Tuesday, February 27, 2018

Voyages Extraordinaires #15: Hector Servadac

“Nothing, sir, can induce me to surrender my claim.”

“I am sorry, count, but in such a matter your views cannot modify mine.”

“But allow me to point out that my seniority unquestionably gives me a prior right.”

“Mere seniority, I assert, in an affair of this kind, cannot possibly entitle you to any prior claim whatever.”

“Then, captain, no alternative is left but for me to compel you to yield at the sword’s point.”

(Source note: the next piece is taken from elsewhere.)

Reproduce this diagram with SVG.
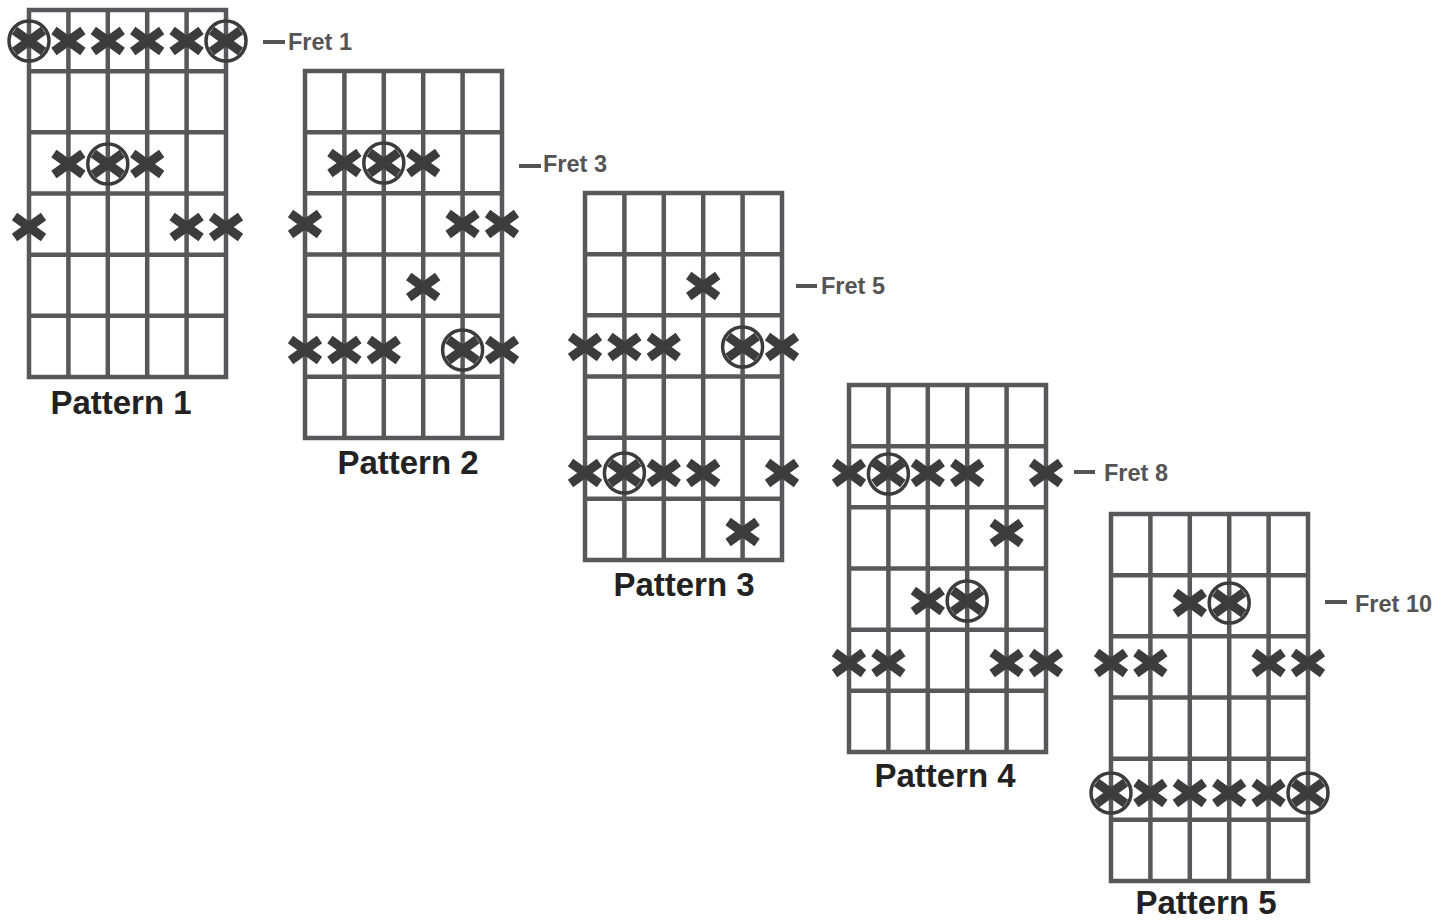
<svg xmlns="http://www.w3.org/2000/svg" xmlns:xlink="http://www.w3.org/1999/xlink" width="1453" height="920" viewBox="0 0 1453 920">
<style>
.grid{fill:none;stroke:#58585a;stroke-width:4.5}
.x{fill:none;stroke:#3c3c3c;stroke-width:9}
.c{fill:none;stroke:#3c3c3c;stroke-width:3.5}
.plabel{font-family:"Liberation Sans",Arial,sans-serif;font-weight:bold;font-size:33px;fill:#222;text-anchor:middle}
.flabel{font-family:"Liberation Sans",Arial,sans-serif;font-weight:bold;font-size:23.5px;fill:#555}
.dash{stroke:#555;stroke-width:4}
</style>
<defs>
<path id="grid" class="grid" d="M0,0H197V367H0Z M39.4,0V367 M78.8,0V367 M118.2,0V367 M157.6,0V367 M0,61.2H197 M0,122.3H197 M0,183.5H197 M0,244.7H197 M0,305.8H197"/>
<path id="x" class="x" d="M-14.5,-10.5L14.5,10.5M-14.5,10.5L14.5,-10.5"/>
<circle id="c" class="c" r="20"/>
</defs>
<rect width="1453" height="920" fill="#fff"/>

<g id="pattern1">
<use xlink:href="#grid" x="29" y="10"/>
<use xlink:href="#x" x="29" y="41"/><use xlink:href="#x" x="68.4" y="41"/><use xlink:href="#x" x="107.8" y="41"/><use xlink:href="#x" x="147.2" y="41"/><use xlink:href="#x" x="186.6" y="41"/><use xlink:href="#x" x="226" y="41"/>
<use xlink:href="#c" x="29" y="41"/><use xlink:href="#c" x="226" y="41"/>
<use xlink:href="#x" x="68.4" y="164"/><use xlink:href="#x" x="107.8" y="164"/><use xlink:href="#x" x="147.2" y="164"/><use xlink:href="#c" x="107.8" y="164"/>
<use xlink:href="#x" x="29" y="227"/><use xlink:href="#x" x="186.6" y="227"/><use xlink:href="#x" x="226" y="227"/>
<text class="plabel" x="121" y="414">Pattern 1</text>
<line class="dash" x1="263" y1="42" x2="285" y2="42"/>
<text class="flabel" x="288" y="50">Fret 1</text>
</g>

<g id="pattern2">
<use xlink:href="#grid" x="305" y="71"/>
<use xlink:href="#x" x="344.4" y="163"/><use xlink:href="#x" x="383.8" y="163"/><use xlink:href="#x" x="423.2" y="163"/><use xlink:href="#c" x="383.8" y="163"/>
<use xlink:href="#x" x="305" y="224"/><use xlink:href="#x" x="462.6" y="224"/><use xlink:href="#x" x="502" y="224"/>
<use xlink:href="#x" x="423.2" y="287"/>
<use xlink:href="#x" x="305" y="350"/><use xlink:href="#x" x="344.4" y="350"/><use xlink:href="#x" x="383.8" y="350"/><use xlink:href="#x" x="462.6" y="350"/><use xlink:href="#c" x="462.6" y="350"/><use xlink:href="#x" x="502" y="350"/>
<text class="plabel" x="408" y="474">Pattern 2</text>
<line class="dash" x1="519" y1="166" x2="541" y2="166"/>
<text class="flabel" x="543" y="172">Fret 3</text>
</g>

<g id="pattern3">
<use xlink:href="#grid" x="585" y="193"/>
<use xlink:href="#x" x="703.2" y="286"/>
<use xlink:href="#x" x="585" y="347"/><use xlink:href="#x" x="624.4" y="347"/><use xlink:href="#x" x="663.8" y="347"/><use xlink:href="#x" x="742.6" y="347"/><use xlink:href="#c" x="742.6" y="347"/><use xlink:href="#x" x="782" y="347"/>
<use xlink:href="#x" x="585" y="473"/><use xlink:href="#x" x="624.4" y="473"/><use xlink:href="#c" x="624.4" y="473"/><use xlink:href="#x" x="663.8" y="473"/><use xlink:href="#x" x="703.2" y="473"/><use xlink:href="#x" x="782" y="473"/>
<use xlink:href="#x" x="742.6" y="532"/>
<text class="plabel" x="684" y="596">Pattern 3</text>
<line class="dash" x1="796" y1="286" x2="817" y2="286"/>
<text class="flabel" x="821" y="294">Fret 5</text>
</g>

<g id="pattern4">
<use xlink:href="#grid" x="849" y="385"/>
<use xlink:href="#x" x="849" y="473"/><use xlink:href="#x" x="888.4" y="473"/><use xlink:href="#c" x="888.4" y="474"/><use xlink:href="#x" x="927.8" y="473"/><use xlink:href="#x" x="967.2" y="473"/><use xlink:href="#x" x="1046" y="473"/>
<use xlink:href="#x" x="1006.6" y="533"/>
<use xlink:href="#x" x="927.8" y="601"/><use xlink:href="#x" x="967.2" y="601"/><use xlink:href="#c" x="967.2" y="601"/>
<use xlink:href="#x" x="849" y="663"/><use xlink:href="#x" x="888.4" y="663"/><use xlink:href="#x" x="1006.6" y="663"/><use xlink:href="#x" x="1046" y="663"/>
<text class="plabel" x="945" y="787">Pattern 4</text>
<line class="dash" x1="1074" y1="472" x2="1095" y2="472"/>
<text class="flabel" x="1104" y="481">Fret 8</text>
</g>

<g id="pattern5">
<use xlink:href="#grid" x="1111" y="514"/>
<use xlink:href="#x" x="1189.8" y="603"/><use xlink:href="#x" x="1229.2" y="603"/><use xlink:href="#c" x="1229.2" y="603"/>
<use xlink:href="#x" x="1111" y="663"/><use xlink:href="#x" x="1150.4" y="663"/><use xlink:href="#x" x="1268.6" y="663"/><use xlink:href="#x" x="1308" y="663"/>
<use xlink:href="#x" x="1111" y="793"/><use xlink:href="#x" x="1150.4" y="793"/><use xlink:href="#x" x="1189.8" y="793"/><use xlink:href="#x" x="1229.2" y="793"/><use xlink:href="#x" x="1268.6" y="793"/><use xlink:href="#x" x="1308" y="793"/>
<use xlink:href="#c" x="1111" y="793"/><use xlink:href="#c" x="1308" y="793"/>
<text class="plabel" x="1206" y="914">Pattern 5</text>
<line class="dash" x1="1325" y1="602" x2="1347" y2="602"/>
<text class="flabel" x="1355" y="612">Fret 10</text>
</g>

<g id="connectors"/>
</svg>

“As you please, count; but neither sword nor pistol can force me to forego my pretensions. Here is my card.”

“And mine.”

This rapid altercation was thus brought to an end by the formal interchange of the names of the disputants. On one of the cards was inscribed:

Captain Hector Servadac,
Staff Officer, Mostaganem.

On the other was the title:

Count Wassili Timascheff,
On board the Schooner “Dobryna.”

Of all the stories in the Voyages extraordinaires, Hector Servadac (often titled in English, Off on a Comet) is probably the wildest. Hector Servadac is a competent French army captain in Algeria, spending his days in administration and trying to woo a widow (the occasion for the challenge with which the book opens). Suddenly one day, however, the whole world seems go crazy -- the earth shakes; gravity changes; the coast of Algeria, and, indeed, most of Europe, vanishes; the sun rises and sets in the wrong places and at the wrong times. With the help of Ben-Zouf, who is his Algerian aide, and Count Timascheff, he learns that a comet has grazed the earth, tearing off a strip, which is now wrapped around the comet itself and speeding far away from earth on a two-year voyage, the temperature slowly but steadily cooling as they go. The thirty-six people on the comet will have to survive. And how will they get back to earth?

The story has what is probably the most baffling endings in Verne's works. Verne originally wanted a catastrophic ending in which everybody dies, but his publisher nixed that, on the grounds that his magazine was a family magazine. Given the premise, though, the options were quite limited, and what Verne chose leaves everything unexplained and inexplicable.

The story was sharply criticized by Jewish authorities for its comic relief character, who is a patchwork of Jewish stereotypes. Verne and his publisher publicly apologized, and attempted to tone the characterization down a bit, but translations had already begun to be made; almost all translations into English that have ever been done, for instance, have been based on the book as originally published. This controversial aspect, combined with the wildness of the premise, may be why the book did quite poorly, despite following after Michael Strogoff, which is one of the greatest successes in Verne's lifetime. It is in some ways a pity. Hector Servadac himself, for instance, is one of Verne's most likeable characters. But more than that, one wonders what the relatively weak sales closed off. In Autour de la lune Verne had raised the possibility of seeing the planets and even the stars. Hector Servadac's wildness is partly because the difficulty of visiting the planets is massively greater than even going to the moon (how, for instance, could you supply it?), and requires a correspondingly bolder approach. In that light, Verne's solution is quite as logical as could be found in the nineteenth century. Had Hector Servadac done much better than it did, one can well imagine Verne thinking about the next step in the kinds of voyages mentioned in Autour de la lune: interstellar travel. It would have been interesting to discover how he might have handled it; but he never went that direction again.